A final possibility is that a only a small subset of departments which underwrite many bonds could be responsible for the premium we estimate, rather than it being a systematic effect. Since the regressions in Table 5 in a sense weight the yield premium or price discount associated with a house by the number of bonds underwritten by that house, these specifications could overstate the effect. To determine whether this is driving our results, first we calculate the average yield premium (or price discount) on issues underwritten by each house as follows. We estimate the model in column (iii) of Table 5, except that we drop the department indicator as an explanatory variable. For each department and affiliate, we average the residual from that regression across all securities underwritten by that department or affiliate. This number is the average yield premium for the house. We then run a cross-sectional regression of the average yield premium for each house on the department indicator, the log of the bank's capital, and the log of one plus the age of the bank. If the organizational structure is important, the department indicator should be positively correlated with the average yield premium, even after correcting for the age and capital of the bank. The coefficient estimate for the department indicator is positive - a department obtains a yield for an issue which is 17 basis points higher than an affiliate - and statistically significant at the 10% level. Neither the age nor capital of the bank are statistically significant.
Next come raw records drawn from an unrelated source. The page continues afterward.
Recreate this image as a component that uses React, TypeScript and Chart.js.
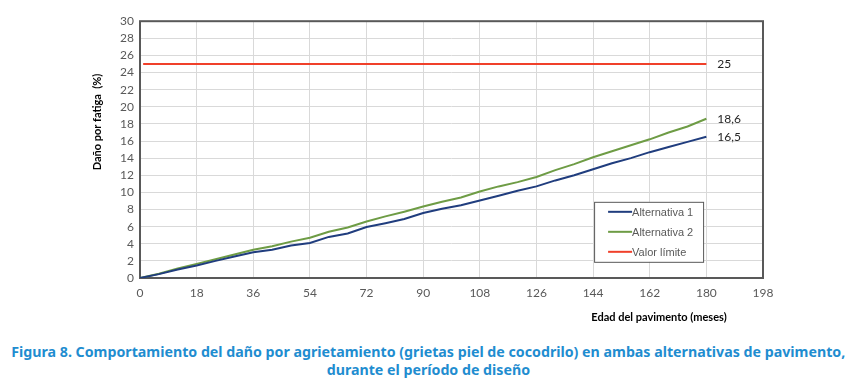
import React, { useEffect, useLayoutEffect, useRef } from "react";
import { Chart, registerables } from "chart.js";

Chart.register(...registerables);

const months = [0, 6, 12, 18, 24, 30, 36, 42, 48, 54, 60, 66, 72, 78, 84, 90, 96, 102, 108, 114, 120, 126, 132, 138, 144, 150, 156, 162, 168, 174, 180];
const alternativa1 = [0, 0.45, 1.0, 1.45, 2.0, 2.5, 3.0, 3.3, 3.8, 4.1, 4.8, 5.2, 5.95, 6.4, 6.9, 7.6, 8.1, 8.5, 9.05, 9.6, 10.2, 10.7, 11.4, 12.0, 12.7, 13.4, 14.0, 14.7, 15.3, 15.9, 16.5];
const alternativa2 = [0, 0.5, 1.1, 1.65, 2.2, 2.75, 3.3, 3.7, 4.25, 4.7, 5.4, 5.9, 6.6, 7.2, 7.75, 8.35, 8.9, 9.4, 10.1, 10.7, 11.2, 11.8, 12.6, 13.3, 14.1, 14.8, 15.5, 16.2, 17.0, 17.7, 18.6];
const limitMonths = [1, 180];
const limitValue = 25;
const seriesNames = ["Alternativa 1", "Alternativa 2", "Valor límite"];
const endLabels = ["16,5", "18,6", "25"];
const xTitle = "Edad del pavimento (meses)";
const yTitle = "Daño por fatiga  (%)";
const caption = [
  "Figura 8. Comportamiento del daño por agrietamiento (grietas piel de cocodrilo) en ambas alternativas de pavimento,",
  "durante el período de diseño",
];

const colors = ["#203d7e", "#6e9c45", "#f0402a"];

export default function App() {
  const ref = useRef<HTMLCanvasElement | null>(null);
  const capRefs = useRef<(HTMLSpanElement | null)[]>([]);

  useLayoutEffect(() => {
    const first = capRefs.current[0];
    if (!first) return;
    const w = first.getBoundingClientRect().width;
    const s = w > 0 ? 834 / w : 1;
    capRefs.current.forEach((el) => {
      if (el) el.style.transform = `scaleX(${s})`;
    });
  }, []);

  useEffect(() => {
    if (!ref.current) return;
    const overlay = {
      id: "overlay",
      beforeDatasetsDraw(chart: any) {
        const { ctx, chartArea: a } = chart;
        ctx.save();
        ctx.strokeStyle = "#595959";
        ctx.lineWidth = 2;
        ctx.strokeRect(a.left, a.top, a.right - a.left, a.bottom - a.top);
        ctx.restore();
      },
      afterDraw(chart: any) {
        const { ctx, scales } = chart;
        const xs = scales.x;
        const ys = scales.y;
        ctx.save();
        ctx.font = "12px Lato, 'Liberation Sans', sans-serif";
        ctx.fillStyle = "#262626";
        ctx.textAlign = "left";
        ctx.textBaseline = "middle";
        const lx = xs.getPixelForValue(180) + 11;
        ctx.fillText(endLabels[0], lx, ys.getPixelForValue(alternativa1[alternativa1.length - 1]));
        ctx.fillText(endLabels[1], lx, ys.getPixelForValue(alternativa2[alternativa2.length - 1]));
        ctx.fillText(endLabels[2], lx, ys.getPixelForValue(limitValue));
        const bx = xs.getPixelForValue(144) + 1;
        const by = ys.getPixelForValue(8.9);
        const bw = 109;
        const bh = 60;
        ctx.fillStyle = "#ffffff";
        ctx.fillRect(bx, by, bw, bh);
        ctx.strokeStyle = "#595959";
        ctx.lineWidth = 1;
        ctx.strokeRect(bx + 0.5, by + 0.5, bw, bh);
        ctx.font = "11px 'Liberation Sans', Arial, sans-serif";
        for (let i = 0; i < 3; i++) {
          const yy = by + 10 + i * 20;
          ctx.strokeStyle = colors[i];
          ctx.lineWidth = 2;
          ctx.beginPath();
          ctx.moveTo(bx + 14, yy);
          ctx.lineTo(bx + 38, yy);
          ctx.stroke();
          ctx.fillStyle = "#595959";
          ctx.fillText(seriesNames[i], bx + 38, yy + 1);
        }
        ctx.fillStyle = "#000000";
        ctx.font = "bold 11px Lato, 'Liberation Sans', sans-serif";
        ctx.textAlign = "center";
        ctx.fillText(xTitle, 651, 309);
        ctx.translate(89, 114);
        ctx.rotate(-Math.PI / 2);
        ctx.fillText(yTitle, 0, 0);
        ctx.restore();
      },
    };

    const chart = new Chart(ref.current, {
      type: "line",
      data: {
        datasets: [
          {
            label: seriesNames[0],
            data: months.map((m, i) => ({ x: m, y: alternativa1[i] })),
            borderColor: colors[0],
            borderWidth: 2,
            pointRadius: 0,
            tension: 0,
          },
          {
            label: seriesNames[1],
            data: months.map((m, i) => ({ x: m, y: alternativa2[i] })),
            borderColor: colors[1],
            borderWidth: 2,
            pointRadius: 0,
            tension: 0,
          },
          {
            label: seriesNames[2],
            data: limitMonths.map((m) => ({ x: m, y: limitValue })),
            borderColor: colors[2],
            borderWidth: 2,
            pointRadius: 0,
          },
        ],
      },
      options: {
        animation: false,
        responsive: false,
        layout: { padding: { left: 0, top: 7, right: 85, bottom: 0 } },
        plugins: { legend: { display: false }, tooltip: { enabled: false } },
        scales: {
          x: {
            type: "linear",
            min: 0,
            max: 198,
            ticks: {
              stepSize: 18,
              autoSkip: false,
              maxRotation: 0,
              color: "#595959",
              font: { family: "Lato, 'Liberation Sans', sans-serif", size: 12 },
              padding: 8,
            },
            grid: { color: "#d9d9d9", drawTicks: false },
            border: { display: false },
            afterFit: (s: any) => {
              s.height = 60;
            },
          },
          y: {
            min: 0,
            max: 30,
            ticks: {
              stepSize: 2,
              autoSkip: false,
              color: "#595959",
              font: { family: "Lato, 'Liberation Sans', sans-serif", size: 12 },
              padding: 6,
            },
            grid: { color: "#d9d9d9", drawTicks: false },
            border: { display: false },
            afterFit: (s: any) => {
              s.width = 132;
            },
          },
        },
      },
      plugins: [overlay],
    });
    return () => chart.destroy();
  }, []);

  return (
    <div>
      <canvas ref={ref} width={840} height={330} style={{ display: "block" }} />
      <div
        style={{
          fontFamily: "'Noto Sans', 'Open Sans', sans-serif",
          fontWeight: "bold",
          fontSize: 15,
          color: "#1f8dd0",
          lineHeight: "18px",
          marginTop: 4,
          width: 840,
          whiteSpace: "nowrap",
        }}
      >
        {caption.map((c, i) => (
          <div key={i} style={{ display: "flex", justifyContent: "center", width: 840 }}>
            <span
              ref={(el) => {
                capRefs.current[i] = el;
              }}
              style={{ display: "inline-block", flex: "none", transformOrigin: "center", whiteSpace: "nowrap" }}
            >
              {c}
            </span>
          </div>
        ))}
      </div>
    </div>
  );
}
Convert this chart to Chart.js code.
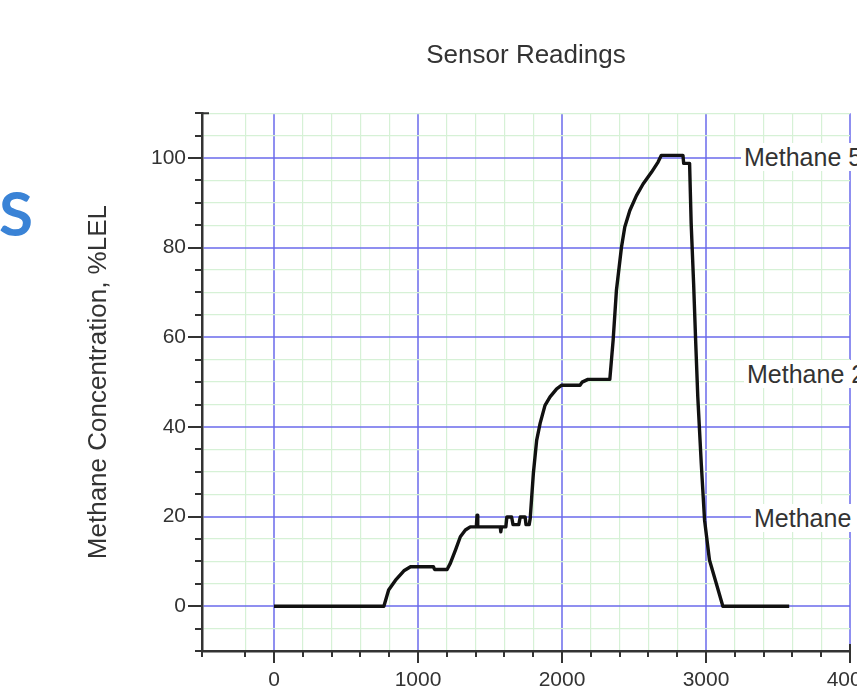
<!DOCTYPE html>
<html>
<head>
<meta charset="utf-8">
<script src="https://cdn.jsdelivr.net/npm/chart.js@4.4.1/dist/chart.umd.min.js"></script>
<style>
  html, body { margin: 0; padding: 0; background: #fff; overflow: hidden; }
  #wrap { position: relative; width: 857px; height: 700px; overflow: hidden; }
  canvas { position: absolute; left: 0; top: 0; }
  .note {
    position: absolute; white-space: nowrap; background: #fff;
    font: 25px "Liberation Sans", Arial, sans-serif; color: #333;
    line-height: 28px; padding: 0 3px;
  }
  #slide-s {
    position: absolute; left: -1px; top: 181px;
    font-family: "Lato", "Noto Sans", sans-serif; font-weight: 700; font-style: normal;
    font-size: 62px; line-height: 62px; color: #3a83d6;
  }
</style>
</head>
<body>
<div id="wrap">
  <canvas id="chart" width="857" height="700"></canvas>
  <div id="slide-s">S</div>
  <div class="note" style="left:741px; top:143px;">Methane 5%</div>
  <div class="note" style="left:744px; top:360px;">Methane 2.5%</div>
  <div class="note" style="left:751px; top:504px;">Methane 1%</div>
</div>
<script>
"use strict";

// ─── Data ─────────────────────────────────────────────────────
// time axis (s) and methane reading (%LEL)
const timeSec = [
  0, 763, 796, 844, 902, 948, 1107, 1115, 1202, 1225,
  1260, 1294, 1329, 1363, 1405, 1410, 1415, 1571, 1575, 1580,
  1610, 1617, 1650, 1660, 1700, 1710, 1744, 1750, 1772, 1779,
  1801, 1824, 1848, 1882, 1917, 1963, 1998, 2125, 2140, 2180,
  2332, 2355, 2378, 2413, 2436, 2471, 2517, 2563, 2621, 2667,
  2690, 2840, 2845, 2886, 2897, 2914, 2928, 2943, 2967, 2990,
  3024, 3071, 3117, 3578,
];
const methaneLel = [
  0, 0, 3.6, 5.8, 7.9, 8.8, 8.8, 8.2, 8.2, 9.6,
  12.5, 15.5, 17, 17.7, 17.7, 20.3, 17.7, 17.7, 16.6, 17.7,
  17.7, 19.9, 19.9, 18.2, 18.2, 19.9, 19.9, 18.2, 18.2, 19.5,
  29.6, 37, 40.8, 44.8, 46.7, 48.5, 49.3, 49.3, 50, 50.6,
  50.6, 59.3, 70.5, 80.1, 84.6, 88.3, 91.6, 94.2, 96.8, 99.1,
  100.6, 100.6, 98.8, 98.8, 85.4, 72, 59.3, 46.7, 31.9, 19.2,
  10.3, 5.1, 0, 0,
];

const xRange = [-500, 4000];
const yRange = [-10, 110];
const xMinorStep = 200, xMajorStep = 1000;
const yMinorStep = 5, yMajorStep = 20;

// ─── Styling ──────────────────────────────────────────────────
const ink = "#333";
const blueGrid = "rgba(105,105,235,0.75)";
const greenGrid = "#d6f1d6";
const font = "'Liberation Sans', Arial, sans-serif";

const isMajor = (v, step) => Math.abs(v % step) < 1e-6;

// Origin-style outward tick marks: long on majors, short on minors.
const axisTicks = {
  id: "axisTicks",
  afterDraw(chart) {
    const { ctx, chartArea: a, scales: { x, y } } = chart;
    ctx.save();
    ctx.strokeStyle = ink;
    ctx.lineWidth = 2;
    ctx.beginPath();
    for (const t of y.ticks) {
      const py = Math.round(y.getPixelForValue(t.value));
      const len = isMajor(t.value, yMajorStep) ? 14 : 7;
      ctx.moveTo(a.left - len, py);
      ctx.lineTo(a.left, py);
    }
    for (const t of x.ticks) {
      const px = Math.round(x.getPixelForValue(t.value));
      const len = isMajor(t.value, xMajorStep) ? 12 : 6;
      ctx.moveTo(px, a.bottom);
      ctx.lineTo(px, a.bottom + len);
    }
    // end brackets
    ctx.moveTo(a.left, a.top);
    ctx.lineTo(a.left + 7, a.top);
    ctx.moveTo(a.right, a.bottom);
    ctx.lineTo(a.right, a.bottom - 7);
    ctx.stroke();
    ctx.restore();
  },
};

new Chart(document.getElementById("chart"), {
  type: "scatter",
  data: {
    datasets: [{
      label: "Methane",
      data: timeSec.map((t, i) => ({ x: t, y: methaneLel[i] })),
      showLine: true,
      borderColor: "#111",
      borderWidth: 3.4,
      borderJoinStyle: "round",
      pointRadius: 0,
      tension: 0,
    }],
  },
  options: {
    responsive: false,
    animation: false,
    devicePixelRatio: 1,
    layout: { padding: { left: 0, right: 7, top: 0, bottom: 0 } },
    plugins: {
      legend: { display: false },
      tooltip: { enabled: false },
      title: {
        display: true,
        text: "Sensor Readings",
        fullSize: false,
        color: ink,
        font: { family: font, size: 26, weight: "normal" },
        padding: { top: 40, bottom: 42 },
      },
    },
    scales: {
      x: {
        type: "linear",
        min: xRange[0],
        max: xRange[1],
        afterFit: (s) => { s.height = 49; s.paddingLeft = 0; s.paddingRight = 0; },
        border: { display: true, color: ink, width: 2.5 },
        grid: {
          drawTicks: false,
          color: (c) => isMajor(c.tick.value, xMajorStep) ? blueGrid : greenGrid,
          lineWidth: (c) => isMajor(c.tick.value, xMajorStep) ? 2 : 1.2,
        },
        ticks: {
          stepSize: xMinorStep,
          autoSkip: false,
          maxRotation: 0,
          padding: 17,
          color: ink,
          font: { family: font, size: 21 },
          callback: (v) => (isMajor(v, xMajorStep) && v >= 0 ? String(v) : ""),
        },
      },
      y: {
        type: "linear",
        min: yRange[0],
        max: yRange[1],
        afterFit: (s) => { s.width = 202; s.paddingTop = 0; s.paddingBottom = 0; },
        border: { display: true, color: ink, width: 2.5 },
        grid: {
          drawTicks: false,
          color: (c) => isMajor(c.tick.value, yMajorStep) ? blueGrid : greenGrid,
          lineWidth: (c) => isMajor(c.tick.value, yMajorStep) ? 2 : 1.2,
        },
        ticks: {
          stepSize: yMinorStep,
          autoSkip: false,
          padding: 16,
          color: ink,
          font: { family: font, size: 21 },
          callback: (v) => (isMajor(v, yMajorStep) && v >= 0 && v <= 100 ? String(v) : ""),
        },
        title: {
          display: true,
          text: "Methane Concentration, %LEL",
          color: ink,
          font: { family: font, size: 26 },
          padding: { top: 83, bottom: 0 },
        },
      },
    },
  },
  plugins: [axisTicks],
});
</script>
</body>
</html>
3. Pricing by sophisticated analysts: initial ratings.

Investors appear to have discounted the price of bonds underwritten by the departments relative to those underwritten by the affiliates. A possible concern is that the price may have been determined by relatively unsophisticated investors like depositors. One way to check the validity of our prior findings is to examine the initial ratings that a rating agency such as Moody's ascribes to the bonds. Presumably, Moody's analysts are more sophisticated than the average individual investor. If investors base their pricing on ratings or use the same information that the rating agencies do, we will find results similar to those reported in the previous sub-section. The results of our ordered logit regressions, with the rating categories as the dependent variable, confirm our findings on the initial net yields.

VI. Conclusions

Our results on the ex ante measures of the choice of underwriting activities, the initial market pricing of bonds, and the initial rating of bonds consistently support a more important role for rational discounting than informed certification in explaining the nature of commercial bank underwriting before the Glass-Steagall Act. Adjusting for ex ante observable characteristics of issuer quality, we find that yields are higher and ratings are lower for bonds underwritten by internal securities departments of banks and trusts relative to bonds underwritten by their separately incorporated and capitalized affiliates.

The concern about the potential for conflicts of interest when commercial lending and underwriting are combined within a bank appear to outweigh the certification benefits that might arise from improved information flows and economies of scope when the two functions are combined within an institution. While the bank may still retain the ability to refer business cultivated by its lending activities to its securities affiliate, the ability of the lending department to control the activities of the affiliate may be weaker. This then enhances affiliate credibility and improves its ability to certify firms.

The evolution toward separate affiliates also may shed some light on the policy issues of whether firewalls should be required if Glass-Steagall were to be repealed. Our evidence indicates that firewalls can be effective at improving underwriter credibility. It also appears that such value was internalized by the banks, since they voluntarily chose the arm's length structure. At least as far as conflict of interests rationales are concerned, it does not appear necessary to mandate firewalls to mitigate potential problems. Certainly, further detailed work on the organizational structure of banks in the 1920s and today is needed before strong conclusions for current policy can be drawn.